Он проследил взглядом, пока мальчики пробежали но саду, а когда голоса и топот их ног послышались в коридоре, светлея всем своим обветренным бородатым лицом, шагнул к двери, чтобы встретить их. Он поднял сыновей на руки и, говоря им: «Соскучились без отца-то? А потяжелели, а подросли», несколько раз прошелся с ними по комнате. Сыновья были похожи на мать, оба светловолосые, голубоглазые, и, как все близнецы, удивительно напоминали друг друга; в подстеженных вельветовых куртках, в одинаковых ботинках и шапочках, они одинаково счастливо смотрели сейчас на отца и улыбались ему, оголяя по-детски редкие, сохранявшие еще молочную белизну зубы.

— Ну-ка признавайтесь, кто из вас Сергей, кто Слава, — продолжал Дементий, опустив сыновей на пол, присев на корточки возле них и вглядываясь в их счастливые лица. Он знал, что это было приятно им (им каждый день все в доме твердили, как они похожи: и когда хотели поругать, и когда приласкать), и Дементий с удовольствием делал теперь то, что было приятно детям; но для себя он давно научился различать их; у Славы, что был сейчас по правую руку и ближе к оконному свету, за редкими волосенками над ухом выделялась небольшая коричневая родинка, которая, когда его подстригали, становилась особенно заметной; присмотревшись и отыскав ее глазами (точно такая же и над тем же ухом была и у Виталины), Дементий снял с Ростислава легкую, весеннюю, с козырьком шапочку и ладонью ласково погладил его по голове; затем точно так же приласкал Сергея.

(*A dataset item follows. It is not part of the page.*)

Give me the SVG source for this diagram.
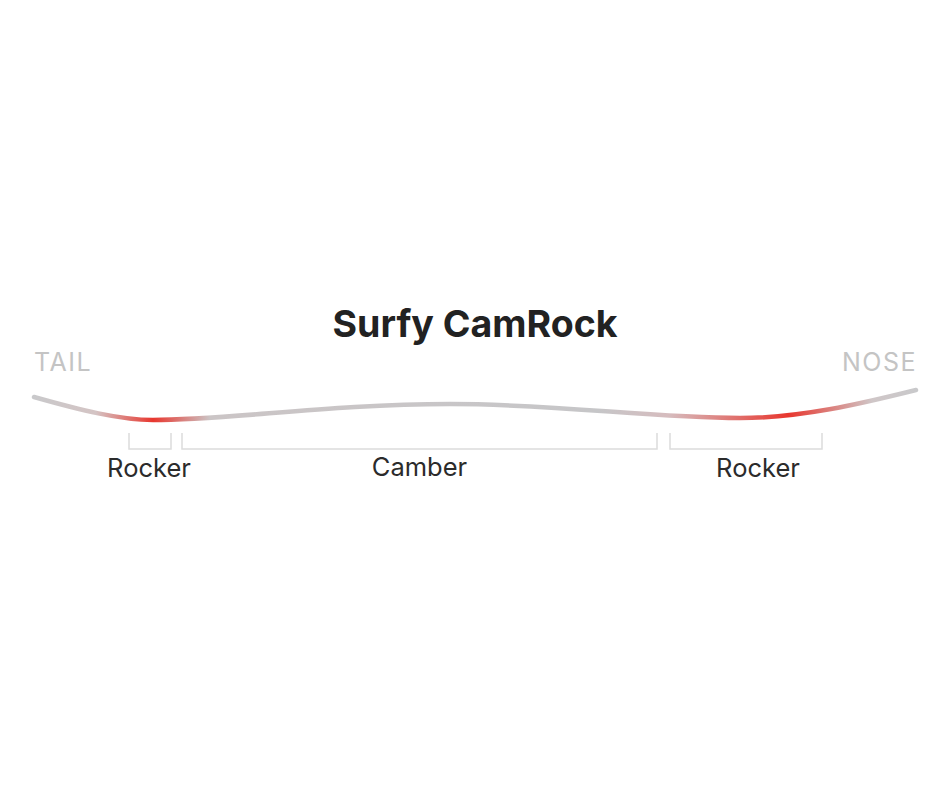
<svg xmlns="http://www.w3.org/2000/svg" width="940" height="788" viewBox="0 0 940 788">
<defs>
<linearGradient id="boardGrad" gradientUnits="userSpaceOnUse" x1="34" y1="0" x2="916" y2="0">
<stop offset="0" stop-color="#c9c9cb"/>
<stop offset="0.07" stop-color="#d4c4c4"/>
<stop offset="0.135" stop-color="#e8362e"/>
<stop offset="0.2" stop-color="#cbc5c6"/>
<stop offset="0.64" stop-color="#c6c6c8"/>
<stop offset="0.72" stop-color="#d6bcbe"/>
<stop offset="0.855" stop-color="#e8362e"/>
<stop offset="0.95" stop-color="#cfc6c7"/>
<stop offset="1" stop-color="#c9c9cb"/>
</linearGradient>
</defs>
<style>
.lbl{font-family:Inter,"Liberation Sans",sans-serif;font-size:25.5px;fill:#2b2b2b;text-anchor:middle}
.end{font-family:Inter,"Liberation Sans",sans-serif;font-size:25px;fill:#c4c4c4;letter-spacing:1.5px}
.title{font-family:Inter,"Liberation Sans",sans-serif;font-size:37.5px;font-weight:bold;fill:#222;text-anchor:middle}
.br{fill:none;stroke:#dcdcdc;stroke-width:1.5}
</style>
<rect width="940" height="788" fill="#fff"/>
<g id="title"><text class="title" x="475" y="337">Surfy CamRock</text></g>
<g id="tail"><text class="end" x="34" y="371">TAIL</text></g>
<g id="nose"><text class="end" x="917" y="371" text-anchor="end">NOSE</text></g>
<g id="board"><path d="M34,397 C80,410 120,420 153,420 C230,420 330,404 450,404 C560,404 650,418 740,418 C800,418 860,404 916,390" fill="none" stroke="url(#boardGrad)" stroke-width="4.5" stroke-linecap="round"/></g>
<g id="connectors">
<path class="br" d="M129,433 V449 H171 V433"/>
<path class="br" d="M182,433 V449 H657 V433"/>
<path class="br" d="M670,433 V449 H822 V433"/>
</g>
<g id="rocker-tail"><text class="lbl" x="149" y="477">Rocker</text></g>
<g id="camber"><text class="lbl" x="419.5" y="476">Camber</text></g>
<g id="rocker-nose"><text class="lbl" x="758" y="477">Rocker</text></g>
</svg>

— Да, мужики, а подарки? — неожиданно как будто вспомнил он.

Сняв наконец мешавшую ему дубленку, он подтянул к себе дорожный портфель и, порывшись, достал из него две пары расшитых детских варежек из оленьего меха.

— Это тебе, держи! А это тебе, — сказал он, первым подавая Ростиславу, хотя тот стоял дальше, потом Сергею.

Варежки были приобретены им у ненецких оленеводов в поселке, куда вместе с Кравчуком и Луганским загнала его разбушевавшаяся по тундре пурга. Он тогда подумал, что Виталина непременно одобрит его покупку — и подарок, и вещь, — и он невольно теперь посмотрел вокруг себя, как бы отыскивая ее глазами.